As for what it cost to live in America in 1939, the average wage was $1,730, the average rent was $28.00 per month, and gas was10 cents a gallon. A loaf of bread was 8 cents. Hamburger was 14 cents a pound. A new car cost an average of $700. You could get four cans of Campbell's tomato soup for 25 cents. Sharp Wisconsin cheese was 23 cents per pound.
Those born in 1939 in addition to Carl Yastrzemski include: Hockey Hall of Famer Bobby Hull, Tuesday, January 3rd; singers Marvin Gaye, Sunday, April 2nd; Neil Sedaka, Monday, March 13th; Tina Turner, Sunday, November 26th; Iran's Ayatollah Khamenei, Saturday, July 15th; and Lee Harvey Oswald, Wednesday, October 18th.

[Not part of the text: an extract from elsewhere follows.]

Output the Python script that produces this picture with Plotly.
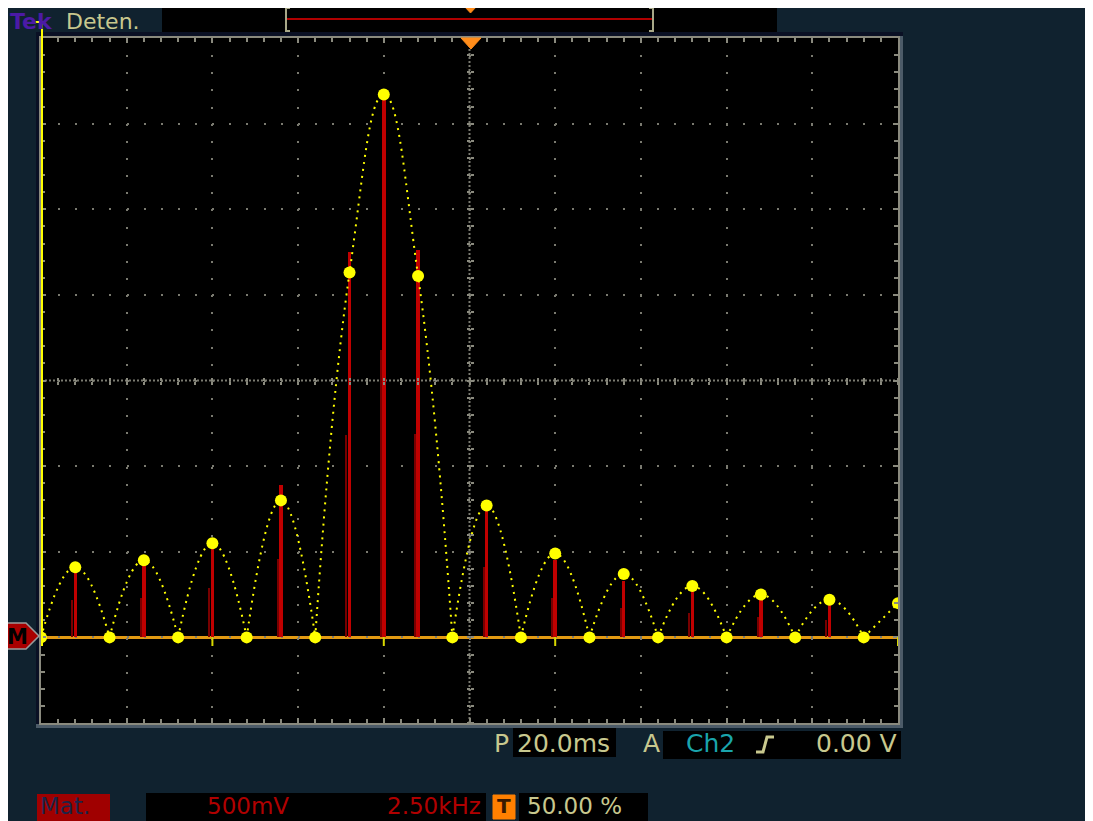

Nineteen thirty-nine will always be remembered for the outbreak of World War II. Adolf Hitler, Joseph Stalin, Joachim Von Ribbentrop, and Vyacheslav Molotov conspired to launch World War II which commenced on Friday, September 1st, 1939.
Thus, Hitler, Von Ribbentrop, Stalin, and Molotov are "The Big Bad Wolves of 1939?” Stalin, as far as we know, originally was interested in containing Hitler as late as April, 1939, but in May, when he dismissed his part-Jewish Foreign Minister Maxim Litvinov, whose Jewish heritage and marriage to an English wife was sure to be a problem for Hitler's government, it clearly signified that something was up. The British government which announced it would come to the aid of Poland if it were invaded by Hitler, was strategically ill-equipped to effectively carry out that announced intention. Meanwhile, Stalin became convinced that while in time Soviet and Nazi forces would clash, he needed two things to be prepared — time, and the rebuilding of his armed forces in the wake of his purge of his own military establishment between 1937 and 1939.
I've often written and even spoken of the contrast between little Polish and American children during the weekend of Thursday, August 31st and Monday, September 4th, Labor Day in the United States. For children in America it was the weekend they must give up the happiness and carefree traditions of summer and get ready for school. It was the time for the boring task of trying on new clothes and the purchase of school supplies, etc. For Polish children however, it was a time of agonizing fear. What might stop Adolf Hitler from invading their farms and villages, slaying their brothers, uncles, their fathers and even their grandfathers who would bravely face Hitler's mechanized armies on horseback? Where could they go for safety? Would God Almighty possibly come to their aid? Certainly they prayed such might be the case! But, alas, it wasn't to be! Can you imagine the helplessness of that fear that turned into absolute reality?
Yes, good things happened in 1939 to good people, but ultimately the worst thing that could happen to other equally good people did occur in the one thousand nine-hundred and thirty-ninth year of our age.
Thus, the Nobel Peace Prize committee in Oslo, Norway was right not to hand out peace prizes in 1939.
No one, insofar as I'm aware, not even "we of the land of the free and the home of the brave" deserved a prize for peace!